Kim Jong-un to meet Vladimir Putin at arms deal summit
North Korean leader Kim Jong-un expects to meet Vladimir Putin in Russia to discuss providing arms to ÂMoscow for its war in Ukraine, the US says.
North Korean leader Kim Jong-un expects to meet Vladimir Putin in Russia to discuss providing arms to Moscow for its war in Ukraine, the US says.
The announcement comes after the White House last week warned that Russia was already in secret, active talks with North Korea to acquire a range of munitions for Moscow’s war.
“As we have warned publicly, arms negotiations between Russia and the DPRK are actively advancing,” National Security Council spokeswoman Adrienne Watson said, using an acronym for the North.
“We have information that Kim Jong-un expects these discussions to continue, to include leader-level diplomatic engagement in Russia.”
Kim, who rarely travels outside his country, is likely to head later this month to Vladivostok, on Russia’s Pacific coast not far from North Korea, to meet the Russian President, according to The New York Times. The paper said Kim could even travel to Moscow, but that was uncertain.
National Security Council spokesman John Kirby said last week that despite its denials, North Korea supplied infantry rockets and missiles to Russia last year for use by the privately controlled Wagner military group.
Russian Defence Minister Sergei Shoigu travelled to North Korea last month seeking to buy additional munitions for the war, Ms Watson said.
“We urge the DPRK to cease its arms negotiations with Russia and abide by the public commitments that Pyongyang has made to not provide or sell arms to Russia,” she said.
Last week at the UN, the US, Britain, South Korea and Japan said in a joint statement that any deal to increase bilateral co-operation between Russia and North Korea would violate Security Council resolutions forbidding arms deals with Pyongyang.
Any talks between Kim and Mr Putin would come as Ukraine carries out a highly scrutinised counteroffensive in the south and east of the country, which Mr Putin on Monday claimed was being unsuccessful. “It is not that it is stalling. It is a failure,” he said.
Mr Putin also said Moscow was just weeks away from supplying free grain to six African countries after scrapping a deal allowing Ukrainian food exports through the Black Sea.
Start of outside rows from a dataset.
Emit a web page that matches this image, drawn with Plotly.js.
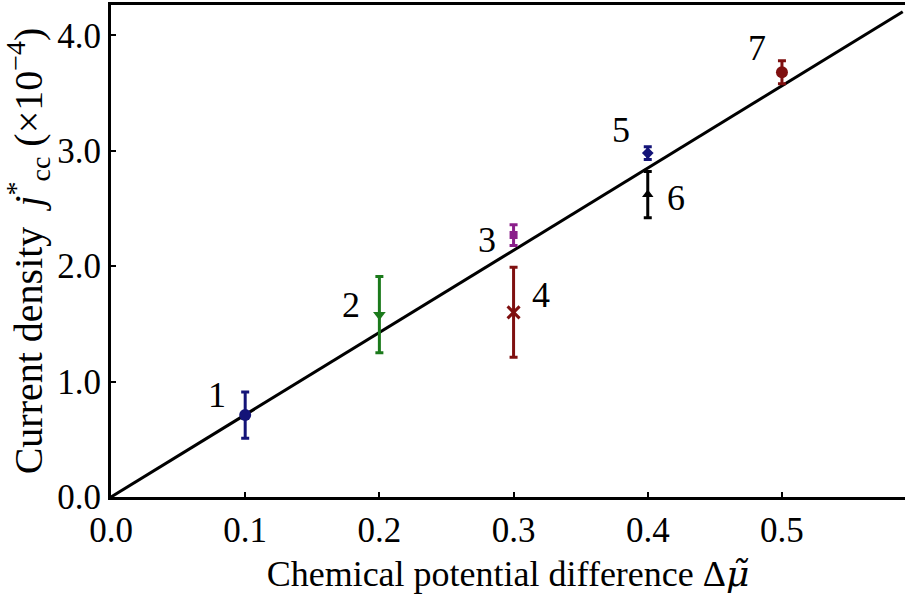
<!DOCTYPE html>
<html>
<head>
<meta charset="utf-8">
<script src="https://cdn.plot.ly/plotly-3.0.1.min.js"></script>
<style>html,body{margin:0;padding:0;background:#fff;}#chart{width:905px;height:603px;}</style>
</head>
<body>
<div id="chart"></div>
<script>
// Data
const labels   = ['1', '2', '3', '4', '5', '6', '7'];
const xVals    = [0.1, 0.2, 0.3, 0.3, 0.4, 0.4, 0.5];
const yVals    = [0.71, 1.58, 2.27, 1.60, 2.98, 2.62, 3.68];
const yErrs    = [0.20, 0.33, 0.09, 0.39, 0.055, 0.20, 0.10];
const fitX     = [0, 0.59];
const fitY     = [0, 4.205];
const xTicks   = [0.0, 0.1, 0.2, 0.3, 0.4, 0.5];
const yTicks   = [0.0, 1.0, 2.0, 3.0, 4.0];

// Styles (kept apart from data)
const colors  = ['#141478', '#1b7a1b', '#8a1f8a', '#7f1010', '#141478', '#000000', '#7f1010'];
const symbols = ['circle', 'triangle-down', 'square', 'x-thin-open', 'diamond', 'triangle-up', 'circle'];
const sizes   = [12, 11, 8, 12, 9, 10, 12];
const labelShift = [[-28, 20], [-28, 10], [-27, -5], [27, 17], [-27, 23], [28, -3], [-25, 24]];

const font = "Liberation Serif";

const traces = [{
  x: fitX, y: fitY, mode: 'lines', type: 'scatter',
  line: {color: '#000', width: 3}, hoverinfo: 'skip', showlegend: false
}];
for (let i = 0; i < xVals.length; i++) {
  traces.push({
    x: [xVals[i]], y: [yVals[i]], type: 'scatter', mode: 'markers', showlegend: false,
    marker: {color: colors[i], symbol: symbols[i], size: sizes[i],
             line: {color: colors[i], width: symbols[i] === 'x-thin-open' ? 3 : 0}},
    error_y: {type: 'data', array: [yErrs[i]], visible: true, color: colors[i], thickness: 3, width: 4}
  });
}

const annotations = labels.map((t, i) => ({
  x: xVals[i], y: yVals[i], xref: 'x', yref: 'y', text: t, showarrow: false,
  xshift: labelShift[i][0], yshift: labelShift[i][1],
  font: {family: font, size: 36, color: '#000'}
}));

const layout = {
  width: 905, height: 603,
  margin: {l: 111, r: 0, t: 5, b: 106},
  paper_bgcolor: '#fff', plot_bgcolor: '#fff',
  font: {family: font, color: '#000'},
  xaxis: {
    range: [0, 0.5917], tickvals: xTicks, ticktext: xTicks.map(v => v.toFixed(1)),
    ticks: 'inside', ticklen: 5, tickwidth: 2, tickcolor: '#000',
    showline: true, linewidth: 3, linecolor: '#000', mirror: true,
    showgrid: false, zeroline: false,
    tickfont: {family: font, size: 35, color: '#000'},
    title: {text: "Chemical potential difference Δ<span style=\"font-family:'DejaVu Serif'\"><i>μ̃</i></span>", font: {family: font, size: 36, color: '#000'}, standoff: 12}
  },
  yaxis: {
    range: [0, 4.263], tickvals: yTicks, ticktext: yTicks.map(v => v.toFixed(1)),
    ticks: 'inside', ticklen: 5, tickwidth: 2, tickcolor: '#000',
    showline: true, linewidth: 3, linecolor: '#000', mirror: false,
    showgrid: false, zeroline: false,
    tickfont: {family: font, size: 35, color: '#000'},
    title: {text: 'Current density  <i>j</i><sup>*</sup><sub>cc</sub> (×10<sup>−4</sup>)', font: {family: font, size: 40, color: '#000'}, standoff: 4}
  },
  annotations: annotations
};

Plotly.newPlot('chart', traces, layout, {displayModeBar: false, staticPlot: true});
</script>
</body>
</html>
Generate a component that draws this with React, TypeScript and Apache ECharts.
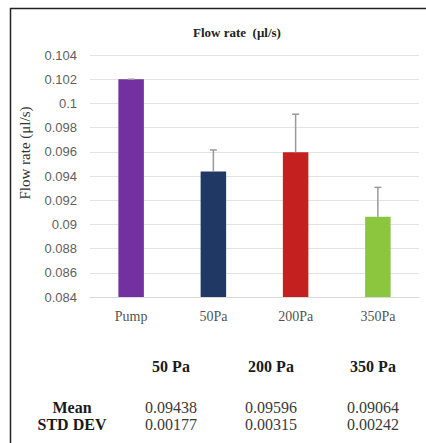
import React, { useEffect, useRef } from "react";
import * as echarts from "echarts";

const categories = ["Pump", "50Pa", "200Pa", "350Pa"];
const means = [0.102, 0.09438, 0.09596, 0.09064];
const stdDevs = [0, 0.00177, 0.00315, 0.00242];
const barColors = ["#7330A0", "#1F3864", "#C4201F", "#8CC63F"];
const tableColumns = ["50 Pa", "200 Pa", "350 Pa"];
const tableMeans = means.slice(1).map((v) => v.toFixed(5));
const tableStd = stdDevs.slice(1).map((v) => v.toFixed(5));
const rowLabels = ["Mean", "STD DEV"];
const chartTitle = "Flow rate  (μl/s)";
const yAxisTitle = "Flow rate (μl/s)";

export default function App() {
  const ref = useRef<HTMLDivElement>(null);
  useEffect(() => {
    document.body.style.margin = "0";
    const chart = echarts.init(ref.current!, null, { renderer: "svg" });
    const colX = [171, 271, 373];
    const serif = "'Liberation Serif', serif";
    const tableTexts: any[] = [];
    tableColumns.forEach((c, i) => {
      tableTexts.push({
        type: "text",
        x: colX[i],
        y: 366,
        style: { text: c, font: `bold 16px ${serif}`, fill: "#1a1a1a", textAlign: "center", textVerticalAlign: "middle" },
      });
      tableTexts.push({
        type: "text",
        x: colX[i],
        y: 407,
        style: { text: tableMeans[i], font: `16px ${serif}`, fill: "#3a3a3a", textAlign: "center", textVerticalAlign: "middle" },
      });
      tableTexts.push({
        type: "text",
        x: colX[i],
        y: 424,
        style: { text: tableStd[i], font: `16px ${serif}`, fill: "#3a3a3a", textAlign: "center", textVerticalAlign: "middle" },
      });
    });
    rowLabels.forEach((r, i) => {
      tableTexts.push({
        type: "text",
        x: 72,
        y: i === 0 ? 407 : 424,
        style: { text: r, font: `bold 16px ${serif}`, fill: "#1a1a1a", textAlign: "center", textVerticalAlign: "middle" },
      });
    });

    chart.setOption({
      animation: false,
      backgroundColor: "#ffffff",
      title: {
        text: chartTitle,
        left: 232,
        top: 21,
        textAlign: "center",
        textStyle: { fontFamily: serif, fontSize: 13, fontWeight: "bold", color: "#222" },
      },
      grid: { left: 90, right: 7, top: 55, bottom: 146, outerBoundsMode: "none" },
      xAxis: {
        type: "category",
        data: categories,
        axisLine: { show: true, lineStyle: { color: "#D9D9D9" } },
        axisTick: { show: false },
        axisLabel: { fontFamily: serif, fontSize: 14, color: "#555", margin: 12 },
      },
      yAxis: {
        type: "value",
        min: 0.084,
        max: 0.104,
        interval: 0.002,
        axisLine: { show: false },
        axisTick: { show: false },
        splitLine: { lineStyle: { color: "#E3E3E3" } },
        axisLabel: {
          fontFamily: "'Liberation Sans', sans-serif",
          fontSize: 13,
          color: "#5f5f5f",
          margin: 13,
          formatter: (v: number) => String(parseFloat(v.toFixed(3))),
        },
      },
      series: [
        {
          type: "bar",
          barWidth: "31%",
          data: means.map((m, i) => ({ value: m, itemStyle: { color: barColors[i] } })),
        },
        {
          type: "custom",
          data: categories.map((c, i) => [i, means[i], stdDevs[i]]),
          encode: { x: 0, y: 1 },
          z: 5,
          renderItem: (params: any, api: any) => {
            const x = api.value(0);
            const m = api.value(1);
            const s = api.value(2);
            const base = api.coord([x, m]);
            const top = api.coord([x, m + s]);
            const st = { stroke: "#9A9A9A", lineWidth: 1.5 };
            return {
              type: "group",
              children: [
                { type: "line", shape: { x1: base[0], y1: base[1], x2: top[0], y2: top[1] }, style: st },
                { type: "line", shape: { x1: top[0] - 3.5, y1: top[1], x2: top[0] + 3.5, y2: top[1] }, style: st },
              ],
            };
          },
        },
      ],
      graphic: [
        {
          type: "text",
          x: 25,
          y: 153,
          rotation: Math.PI / 2,
          style: {
            text: yAxisTitle,
            font: `15px ${serif}`,
            fill: "#333",
            textAlign: "center",
            textVerticalAlign: "middle",
          },
        },
        { type: "line", shape: { x1: 10, y1: 8.5, x2: 426, y2: 8.5 }, style: { stroke: "#222", lineWidth: 1.5 } },
        { type: "line", shape: { x1: 10.5, y1: 8, x2: 10.5, y2: 443 }, style: { stroke: "#222", lineWidth: 1.5 } },
        ...tableTexts,
      ],
    });
    return () => chart.dispose();
  }, []);
  return <div ref={ref} style={{ width: 426, height: 443 }} />;
}
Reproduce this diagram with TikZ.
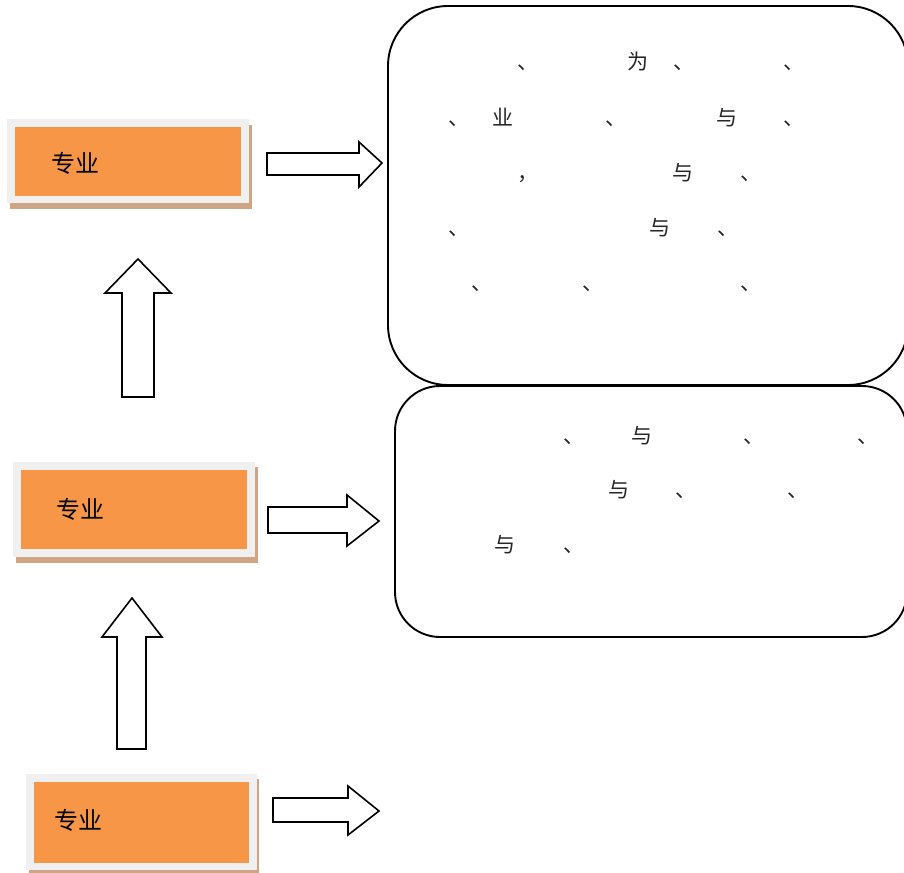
\documentclass[tikz,border=0pt]{standalone}
\usepackage{fontspec}
\newfontfamily\cjk{Noto Sans CJK SC}
\definecolor{orangefill}{HTML}{F79646}
\definecolor{framegray}{HTML}{F0F0F0}
\definecolor{shadowtan}{HTML}{CFA585}
\tikzset{
  lbl/.style={inner sep=0pt, font=\cjk\fontsize{24}{24}\selectfont, text=black},
  ch/.style={inner sep=0pt, anchor=base, font=\cjk\fontsize{21}{21}\selectfont, text=black!85},
  blockarrow/.style={draw=black, line width=1.6pt, fill=white, line join=miter},
  roundbox/.style={draw=black, line width=1.9pt},
  orangebox/.style={fill=orangefill, inner sep=0pt}
}
\begin{document}
\begin{tikzpicture}[x=1pt,y=-1pt]
\useasboundingbox (0,0) rectangle (904,872);
\clip (0,0) rectangle (904,872);
% ---- orange boxes with frame and shadow ----
\fill[shadowtan] (10,125) rectangle (252,209);
\fill[framegray] (7,119) rectangle (249,203);
\node[orangebox, minimum width=226pt, minimum height=69pt] (p1) at (128,161.5) {};
\node[lbl] (t1) at (75,163) {专业};

\fill[shadowtan] (16,467) rectangle (258,563);
\fill[framegray] (13,462) rectangle (255,557);
\node[orangebox, minimum width=226pt, minimum height=79pt] (p2) at (134,509.5) {};
\node[lbl] (t2) at (80,509) {专业};

\fill[shadowtan] (29,779) rectangle (259,875);
\fill[framegray] (26,774) rectangle (257,870);
\node[orangebox, minimum width=215pt, minimum height=81pt] (p3) at (141.5,822.5) {};
\node[lbl] (t3) at (78,820) {专业};

% ---- block arrows right ----
\draw[blockarrow] (267,153) -- (359,153) -- (359,142) -- (382,163) -- (359,187) -- (359,175) -- (267,175) -- cycle;
\draw[blockarrow] (268,507) -- (347,507) -- (347,495) -- (379,521) -- (347,546) -- (347,533) -- (268,533) -- cycle;
\draw[blockarrow] (273,798) -- (348,798) -- (348,786) -- (379,811) -- (348,835) -- (348,822) -- (273,822) -- cycle;

% ---- block arrows up ----
\draw[blockarrow] (122,397) -- (122,293) -- (105,293) -- (138,259) -- (171,293) -- (154,293) -- (154,397) -- cycle;
\draw[blockarrow] (117,749) -- (117,637) -- (102,637) -- (132,598) -- (162,637) -- (146,637) -- (146,749) -- cycle;

% ---- rounded boxes ----
\draw[roundbox, rounded corners=60pt] (388,6) rectangle (908,385);
\draw[roundbox, rounded corners=45pt] (395,386) rectangle (907,637);

% ---- text in box 1 ----
\node[ch] (a11) at (528,70) {、};
\node[ch] (a12) at (638,70) {为};
\node[ch] (a13) at (684,70) {、};
\node[ch] (a14) at (794,70) {、};

\node[ch] (a21) at (459,125) {、};
\node[ch] (a22) at (503,125) {业};
\node[ch] (a23) at (616,125) {、};
\node[ch] (a24) at (727,125) {与};
\node[ch] (a25) at (794,125) {、};

\node[ch] (a31) at (528,180) {，};
\node[ch] (a32) at (683,180) {与};
\node[ch] (a33) at (751,180) {、};

\node[ch] (a41) at (459,235) {、};
\node[ch] (a42) at (660,235) {与};
\node[ch] (a43) at (728,235) {、};

\node[ch] (a51) at (482,290) {、};
\node[ch] (a52) at (593,290) {、};
\node[ch] (a53) at (751,290) {、};

% ---- text in box 2 ----
\node[ch] (b11) at (574,443) {、};
\node[ch] (b12) at (642,443) {与};
\node[ch] (b13) at (754,443) {、};
\node[ch] (b14) at (868,443) {、};

\node[ch] (b21) at (619,497) {与};
\node[ch] (b22) at (686,497) {、};
\node[ch] (b23) at (798,497) {、};

\node[ch] (b31) at (505,552) {与};
\node[ch] (b32) at (574,552) {、};
\end{tikzpicture}
\end{document}
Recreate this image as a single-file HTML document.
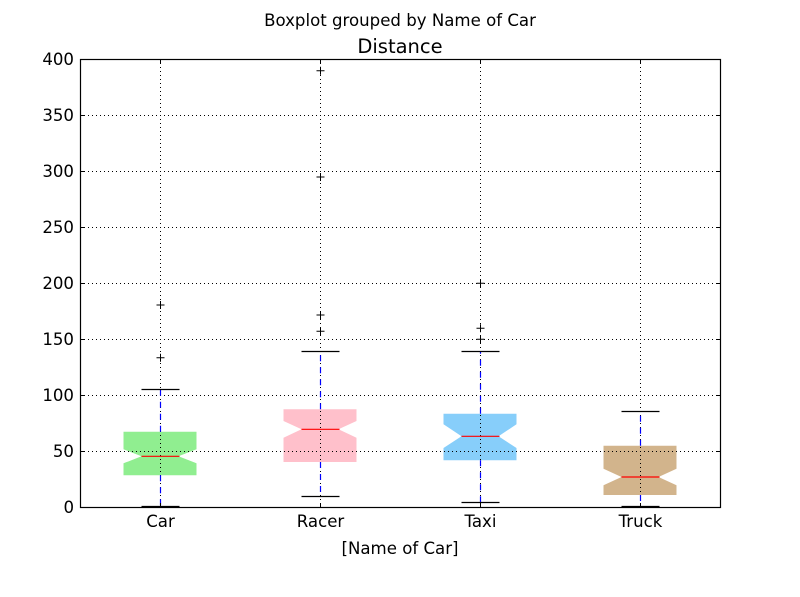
<!DOCTYPE html>
<html><head><meta charset="utf-8"><style>
html,body{margin:0;padding:0;background:#fff;}
svg{display:block;}
text{font-family:"DejaVu Sans","Liberation Sans",sans-serif;fill:#000;}
</style></head><body>
<svg width="800" height="597" viewBox="0 0 800 597" xmlns="http://www.w3.org/2000/svg">
<rect x="0" y="0" width="800" height="597" fill="#fff"/>
<text x="400" y="26" font-size="16.6" text-anchor="middle">Boxplot grouped by Name of Car</text>
<text x="400" y="53" font-size="19.5" text-anchor="middle">Distance</text>

<!-- boxes -->
<g stroke="none">
<path d="M123.5,431.7 H196.5 V449.3 L178.5,456.3 L196.5,463.3 V475.3 H123.5 V463.3 L141.5,456.3 L123.5,449.3 Z" fill="#90EE90"/>
<path d="M283.5,409.3 H356.5 V421 L338.5,429.3 L356.5,437.7 V462 H283.5 V437.7 L301.5,429.3 L283.5,421 Z" fill="#FFC0CB"/>
<path d="M443.5,413.7 H516.5 V424.3 L498.5,436.3 L516.5,448 V460.3 H443.5 V448 L461.5,436.3 L443.5,424.3 Z" fill="#87CEFA"/>
<path d="M603.5,445.7 H676.5 V468.7 L658.5,477 L676.5,485.3 V495 H603.5 V485.3 L621.5,477 L603.5,468.7 Z" fill="#D2B48C"/>
</g>

<!-- grid -->
<g stroke="#000" stroke-width="1" stroke-dasharray="1,3" fill="none">
<line x1="80" y1="451.5" x2="720" y2="451.5"/>
<line x1="80" y1="395.5" x2="720" y2="395.5"/>
<line x1="80" y1="339.5" x2="720" y2="339.5"/>
<line x1="80" y1="283.5" x2="720" y2="283.5"/>
<line x1="80" y1="227.5" x2="720" y2="227.5"/>
<line x1="80" y1="171.5" x2="720" y2="171.5"/>
<line x1="80" y1="115.5" x2="720" y2="115.5"/>
<line x1="160.5" y1="59" x2="160.5" y2="507"/>
<line x1="320.5" y1="59" x2="320.5" y2="507"/>
<line x1="480.5" y1="59" x2="480.5" y2="507"/>
<line x1="640.5" y1="59" x2="640.5" y2="507"/>
</g>

<!-- whiskers -->
<g stroke="#0000ff" stroke-width="1.2" stroke-dasharray="6,6" fill="none">
<line x1="160.5" y1="431.7" x2="160.5" y2="389.5"/>
<line x1="160.5" y1="475.3" x2="160.5" y2="507"/>
<line x1="320.5" y1="409.3" x2="320.5" y2="351.5"/>
<line x1="320.5" y1="462" x2="320.5" y2="496"/>
<line x1="480.5" y1="413.7" x2="480.5" y2="351.5"/>
<line x1="480.5" y1="460.3" x2="480.5" y2="502"/>
<line x1="640.5" y1="445.7" x2="640.5" y2="411.5"/>
<line x1="640.5" y1="495" x2="640.5" y2="507"/>
</g>

<!-- caps -->
<g stroke="#000" stroke-width="1.2" fill="none">
<line x1="141.5" y1="389.5" x2="179.5" y2="389.5"/>
<line x1="141.5" y1="506.5" x2="179.5" y2="506.5"/>
<line x1="301.5" y1="351.5" x2="339.5" y2="351.5"/>
<line x1="301.5" y1="496.5" x2="339.5" y2="496.5"/>
<line x1="461.5" y1="351.5" x2="499.5" y2="351.5"/>
<line x1="461.5" y1="502.5" x2="499.5" y2="502.5"/>
<line x1="621.5" y1="411.5" x2="659.5" y2="411.5"/>
<line x1="621.5" y1="506.5" x2="659.5" y2="506.5"/>
</g>

<!-- medians -->
<g stroke="#ff0000" stroke-width="1.2" fill="none">
<line x1="141.5" y1="456.3" x2="179.5" y2="456.3"/>
<line x1="301.5" y1="429.3" x2="339.5" y2="429.3"/>
<line x1="461.5" y1="436.3" x2="499.5" y2="436.3"/>
<line x1="621.5" y1="477" x2="659.5" y2="477"/>
</g>

<!-- fliers -->
<g stroke="#000" stroke-width="1" fill="none">
<path d="M156.5,305 h8 M160.5,301 v8"/>
<path d="M156.5,357.7 h8 M160.5,353.7 v8"/>
<path d="M316.5,70.7 h8 M320.5,66.7 v8"/>
<path d="M316.5,177 h8 M320.5,173 v8"/>
<path d="M316.5,315 h8 M320.5,311 v8"/>
<path d="M316.5,331.3 h8 M320.5,327.3 v8"/>
<path d="M476.5,283.3 h8 M480.5,279.3 v8"/>
<path d="M476.5,328.3 h8 M480.5,324.3 v8"/>
<path d="M476.5,339.3 h8 M480.5,335.3 v8"/>
</g>

<!-- ticks -->
<g stroke="#000" stroke-width="1" fill="none">
<path d="M80,451.5 h4 M80,395.5 h4 M80,339.5 h4 M80,283.5 h4 M80,227.5 h4 M80,171.5 h4 M80,115.5 h4"/>
<path d="M720,451.5 h-4 M720,395.5 h-4 M720,339.5 h-4 M720,283.5 h-4 M720,227.5 h-4 M720,171.5 h-4 M720,115.5 h-4"/>
<path d="M160.5,507 v-4 M320.5,507 v-4 M480.5,507 v-4 M640.5,507 v-4"/>
<path d="M160.5,59 v4 M320.5,59 v4 M480.5,59 v4 M640.5,59 v4"/>
</g>

<!-- spines -->
<rect x="80.5" y="59.5" width="640" height="448" fill="none" stroke="#000" stroke-width="1.2"/>

<!-- y tick labels -->
<g font-size="16.6" text-anchor="end">
<text x="74" y="513">0</text>
<text x="74" y="457">50</text>
<text x="74" y="401">100</text>
<text x="74" y="345">150</text>
<text x="74" y="289">200</text>
<text x="74" y="233">250</text>
<text x="74" y="177">300</text>
<text x="74" y="121">350</text>
<text x="74" y="65">400</text>
</g>
<!-- x tick labels -->
<g font-size="16.6" text-anchor="middle">
<text x="160.5" y="527">Car</text>
<text x="320.5" y="527">Racer</text>
<text x="480.5" y="527">Taxi</text>
<text x="640.5" y="527">Truck</text>
<text x="400" y="554">[Name of Car]</text>
</g>
</svg>
</body></html>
His comments during a press conference with Turkish leader Recep Tayyip Erdogan in the Black Sea resort city of Sochi came hours after Russian forces pounded one of Ukraine’s key grain-exporting hubs overnight with a swarm of attack drones.
Mr Erdogan told Mr Putin that Turkey and the UN had prepared new proposals aimed at addressing Russia’s problems with the deal, adding he hoped to reach a workable solution “soon”.
But Mr Putin reiterated that Russia would return to the landmark accord only when its demands were met and instead gave details of the plan for shipments to Africa.
“Deliveries will begin in the next couple of weeks,” he said.
The UN and Turkey-brokered grain deal, which aimed to ensure safe navigation for civilian ships through the Black Sea, collapsed after Russia pulled out in July.
Tensions have built since, with Russia mounting attacks on Ukrainian export hubs and Kyiv’s forces targeting Moscow’s naval ports and warships.
Senior Ukrainian presidential adviser Mykhailo Podolyak dismissed the gambit. “Today we have received yet another confirmation that any ‘negotiations’ with Putin are sham and pointless,” Mr Podolyak wrote on social media.
“He clearly lives in his own reality, where ‘everyone is to blame but him’.”
In Sochi, Mr Erdogan said there was no alternative to the original grain deal, and that Ankara was working with the UN on addressing complaints levied by Russia, which claimed its fertiliser exports were being hampered by Western sanctions.
“We have prepared a new proposal package in consultation with the UN. I believe that it is possible to get results,” Mr Erdogan said.
Since the deal collapsed, Moscow has repeatedly attacked Ukrainian ports in what Kyiv says is a cynical attempt to damage its exports and undermine global food security.